9. Modern Oversight Expansion
Recent Delaware jurisprudence has expanded board-level oversight duties in mission-critical risks.
Important Case:
Marchand v Barnhill
Holding:
Failure to monitor “mission critical” risks (there, food safety) supported a Caremark claim.
Crisis Governance Implication:
For companies where reputation or compliance is mission-critical, crisis communication oversight is a board-level obligation.
10. Structural Components of Crisis Communication Governance
A. Board-Level Structures
Dedicated risk or compliance committee
Regular crisis simulation exercises
Escalation protocols
B. Executive Controls
Centralized spokesperson authority
Cross-functional crisis committee
Legal review of all public statements
C. Disclosure Controls
Materiality assessment framework
SEC reporting checklist
Real-time risk reporting mechanisms
D. Legal Safeguards
Litigation hold procedures
Privilege protocols
Documentation tracking
11. Governance Failures and Liability Exposure
| Governance Breakdown | Legal Risk |
|---|---|
| No crisis reporting system | Caremark liability |
| Ignoring red flags | Bad faith claim |
| Misleading press release | Securities fraud |
| Destroying documents | Obstruction charges |
| Selective investor updates | SEC enforcement |
| Weak board oversight | Derivative suits |
12. Key Themes Emerging from Case Law
From the cited authorities:
Oversight systems are mandatory (Caremark).

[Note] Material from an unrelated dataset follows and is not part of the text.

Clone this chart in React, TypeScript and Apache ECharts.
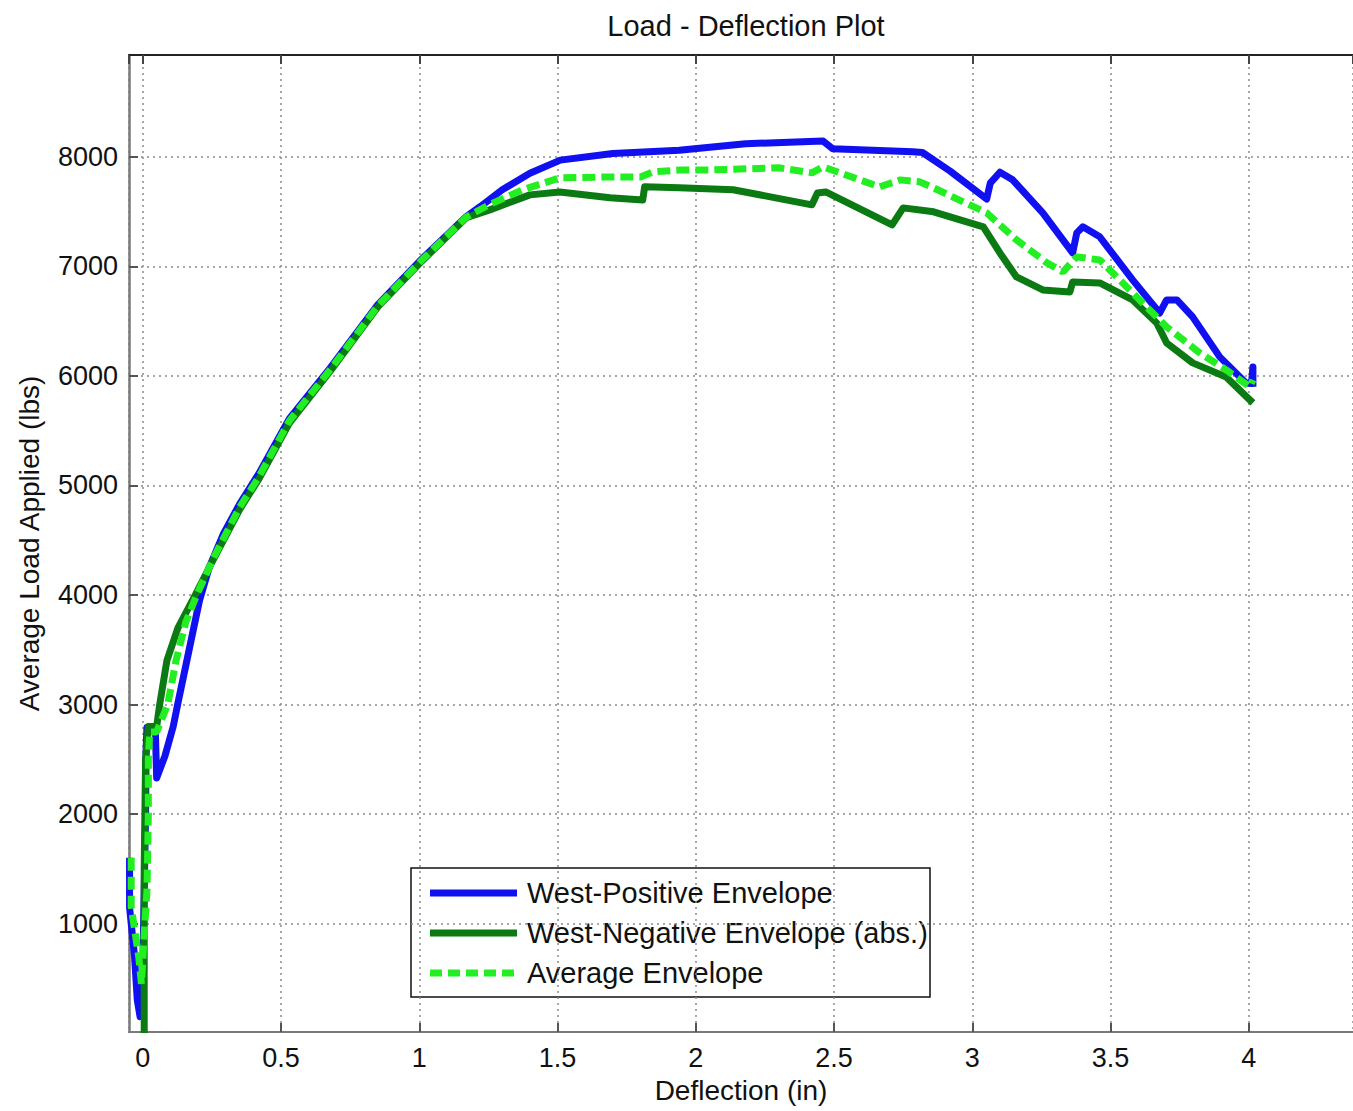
import React, { useEffect, useRef } from "react";
import * as echarts from "echarts";

const chartTitle = "Load - Deflection Plot";
const xAxisName = "Deflection (in)";
const yAxisName = "Average Load Applied (lbs)";
const seriesNames = [
  "West-Positive Envelope",
  "West-Negative Envelope (abs.)",
  "Average Envelope",
];
const seriesColors = ["#1010f0", "#0b7a12", "#22ee22"];

// [deflection (in), load (lbs)]
const positiveEnvelope: [number, number][] = [
  [-0.048, 1600], [-0.048, 1150], [-0.04, 950], [-0.03, 700], [-0.02, 300],
  [-0.01, 150], [0.0, 600], [0.005, 1300], [0.01, 2000], [0.012, 2600],
  [0.015, 2790], [0.045, 2790], [0.05, 2330], [0.08, 2530], [0.11, 2800],
  [0.13, 3050], [0.155, 3350], [0.18, 3650], [0.205, 3950], [0.24, 4250],
  [0.29, 4550], [0.35, 4830], [0.42, 5110], [0.53, 5610], [0.68, 6080],
  [0.85, 6650], [1.01, 7070], [1.17, 7455], [1.22, 7545], [1.3, 7700],
  [1.4, 7850], [1.51, 7970], [1.7, 8030], [1.94, 8060], [2.18, 8120],
  [2.46, 8145], [2.495, 8075], [2.785, 8046], [2.82, 8040], [2.92, 7870],
  [3.052, 7615], [3.065, 7760], [3.1, 7860], [3.146, 7790], [3.255, 7489],
  [3.363, 7123], [3.378, 7306], [3.4, 7361], [3.461, 7270], [3.58, 6877],
  [3.678, 6575], [3.703, 6694], [3.74, 6694], [3.797, 6539], [3.895, 6174],
  [3.99, 5936], [4.01, 5930], [4.015, 6082], [4.015, 5900],
];

const negativeEnvelope: [number, number][] = [
  [0.005, 0], [0.005, 1500], [0.01, 2500], [0.02, 2800], [0.05, 2800],
  [0.061, 3000], [0.087, 3400], [0.127, 3700], [0.19, 4000], [0.25, 4300],
  [0.35, 4780], [0.42, 5060], [0.53, 5570], [0.68, 6050], [0.85, 6630],
  [1.01, 7050], [1.17, 7445], [1.255, 7516], [1.4, 7653], [1.508, 7680],
  [1.69, 7626], [1.808, 7607], [1.815, 7726], [1.94, 7717], [2.135, 7700],
  [2.42, 7562], [2.44, 7670], [2.47, 7680], [2.71, 7379], [2.75, 7534],
  [2.86, 7498], [3.04, 7360], [3.1, 7123], [3.16, 6904], [3.255, 6785],
  [3.353, 6767], [3.363, 6858], [3.461, 6849], [3.58, 6694], [3.667, 6484],
  [3.703, 6301], [3.797, 6119], [3.918, 5991], [4.015, 5754],
];

const averageEnvelope: [number, number][] = [
  [-0.042, 1600], [-0.042, 1150], [-0.03, 950], [-0.015, 700], [-0.005, 450],
  [0.005, 900], [0.015, 1300], [0.02, 2000], [0.02, 2500], [0.025, 2750],
  [0.05, 2750], [0.09, 3000], [0.12, 3400], [0.155, 3750], [0.195, 4000],
  [0.26, 4360], [0.35, 4800], [0.42, 5080], [0.53, 5590], [0.68, 6065],
  [0.85, 6640], [1.01, 7060], [1.17, 7450], [1.25, 7560], [1.374, 7700],
  [1.508, 7808], [1.7, 7817], [1.8, 7817], [1.845, 7863], [1.942, 7880],
  [2.05, 7880], [2.3, 7900], [2.42, 7854], [2.46, 7909], [2.665, 7726],
  [2.74, 7790], [2.81, 7772], [2.86, 7717], [3.052, 7489], [3.16, 7242],
  [3.27, 7032], [3.328, 6950], [3.378, 7087], [3.461, 7059], [3.58, 6758],
  [3.703, 6447], [3.823, 6210], [3.918, 6055], [4.004, 5900], [4.015, 5964],
];

const xRange = [-0.05, 4.377];
const yRange = [10, 8930];

const FONT = "'Liberation Sans', Arial, sans-serif";

export default function App() {
  const ref = useRef<HTMLDivElement>(null);
  useEffect(() => {
    if (!ref.current) return;
    const chart = echarts.init(ref.current, null, { renderer: "svg" });
    const gridLine = { show: true, lineStyle: { color: "#8a8a8a", width: 1.5, type: [2, 4] as any } };

    const legendX = 411;
    const legendY = 868;
    const legendRowY = [25, 65, 105];
    const legendChildren: any[] = [
      {
        type: "rect",
        shape: { x: 0, y: 0, width: 519, height: 129 },
        style: { fill: "#ffffff", stroke: "#111", lineWidth: 1.5 },
      },
    ];
    seriesNames.forEach((name, i) => {
      legendChildren.push({
        type: "line",
        shape: { x1: 19, y1: legendRowY[i], x2: 106, y2: legendRowY[i] },
        style: {
          stroke: seriesColors[i],
          lineWidth: 7,
          lineDash: i === 2 ? [12, 6] : null,
        },
      });
      legendChildren.push({
        type: "text",
        x: 116,
        y: legendRowY[i],
        style: {
          text: name,
          fontFamily: FONT,
          fontSize: 29,
          fill: "#111",
          textVerticalAlign: "middle",
          verticalAlign: "middle",
        },
      });
    });

    chart.setOption({
      animation: false,
      backgroundColor: "#ffffff",
      title: {
        text: chartTitle,
        left: 741,
        textAlign: "center",
        top: 6,
        textStyle: { fontFamily: FONT, fontSize: 29, fontWeight: "normal", color: "#111" },
      },
      grid: { left: 129, top: 55, right: 0, height: 977, containLabel: false },
      xAxis: [
        {
          type: "value",
          min: xRange[0],
          max: xRange[1],
          splitNumber: 9,
          name: xAxisName,
          nameLocation: "middle",
          nameGap: 44,
          nameTextStyle: { fontFamily: FONT, fontSize: 28, color: "#111" },
          axisLine: { show: true, onZero: false, lineStyle: { color: "#7a7a7a", width: 2 } },
          axisTick: { show: true, inside: true, length: 9, lineStyle: { color: "#555", width: 2 } },
          axisLabel: {
            margin: 12,
            fontFamily: FONT,
            fontSize: 27,
            color: "#111",
            showMinLabel: false,
            showMaxLabel: false,
            formatter: (v: number) =>
              Math.abs(v * 2 - Math.round(v * 2)) < 1e-6 && v >= 0 && v <= 4.01 ? String(v) : "",
          },
          splitLine: gridLine,
        },
        {
          type: "value",
          position: "top",
          min: xRange[0],
          max: xRange[1],
          splitNumber: 9,
          axisLine: { show: true, onZero: false, lineStyle: { color: "#222", width: 2 } },
          axisTick: { show: true, inside: true, length: 9, lineStyle: { color: "#444", width: 2 } },
          axisLabel: { show: false },
          splitLine: { show: false },
        },
      ],
      yAxis: {
        type: "value",
        min: yRange[0],
        max: yRange[1],
        splitNumber: 9,
        name: yAxisName,
        nameLocation: "middle",
        nameGap: 86,
        nameTextStyle: { fontFamily: FONT, fontSize: 28, color: "#111" },
        axisLine: { show: true, onZero: false, lineStyle: { color: "#7a7a7a", width: 2.5 } },
        axisTick: { show: true, inside: true, length: 9, lineStyle: { color: "#555", width: 2 } },
        axisLabel: {
          margin: 11,
          fontFamily: FONT,
          fontSize: 27,
          color: "#111",
          showMinLabel: false,
          showMaxLabel: false,
          formatter: (v: number) => (v > 0 && Math.round(v) % 1000 === 0 ? String(Math.round(v)) : ""),
        },
        splitLine: gridLine,
      },
      graphic: [
        {
          type: "group",
          x: legendX,
          y: legendY,
          z: 100,
          children: legendChildren,
        },
      ],
      series: [
        {
          name: seriesNames[0],
          type: "line",
          data: positiveEnvelope,
          showSymbol: false,
          symbol: "none",
          lineStyle: { color: seriesColors[0], width: 7, join: "round" },
          itemStyle: { color: seriesColors[0] },
          z: 2,
        },
        {
          name: seriesNames[1],
          type: "line",
          data: negativeEnvelope,
          showSymbol: false,
          symbol: "none",
          lineStyle: { color: seriesColors[1], width: 7, join: "round" },
          itemStyle: { color: seriesColors[1] },
          z: 3,
        },
        {
          name: seriesNames[2],
          type: "line",
          data: averageEnvelope,
          showSymbol: false,
          symbol: "none",
          lineStyle: { color: seriesColors[2], width: 7, type: [13, 6] as any },
          itemStyle: { color: seriesColors[2] },
          z: 4,
        },
      ],
    });
    return () => chart.dispose();
  }, []);
  return (
    <div
      ref={ref}
      style={{ position: "absolute", left: 0, top: 0, width: 1353, height: 1111, overflow: "hidden" }}
    />
  );
}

Good faith monitoring is required (Stone v Ritter).
Materiality governs disclosure (Basic).
Executive statements carry criminal exposure (Ebbers).
Improper crisis conduct can create obstruction risk (Arthur Andersen).
Privilege must be protected carefully (Upjohn).
Market fairness requires broad disclosure (Texas Gulf Sulphur).
Mission-critical risks demand board attention (Marchand).
13. Emerging Trends
Modern crisis communication governance increasingly addresses:
ESG-related disclosures
Cybersecurity breach reporting
Social media amplification risks
Activist investor campaigns
Parallel civil and criminal investigations
Boards must assume that every crisis communication may later be scrutinized in:
SEC investigations
DOJ prosecutions
Shareholder derivative suits
Class action litigation
14. Conclusion
Corporate crisis communication governance is a core component of fiduciary oversight and compliance management. Case law demonstrates that failure to structure, supervise, and legally vet crisis communications may lead to:
Director oversight liability
Securities fraud exposure
Criminal obstruction risk
Personal executive liability
Derivative litigation
An effective governance framework therefore requires:
Board-level engagement
Robust monitoring systems
Legal review protocols
Clear escalation mechanisms
Accurate, timely, and non-misleading disclosures
In modern corporate regulation, crisis communication is not merely reputational management—it is a legally governed fiduciary function central to corporate survival.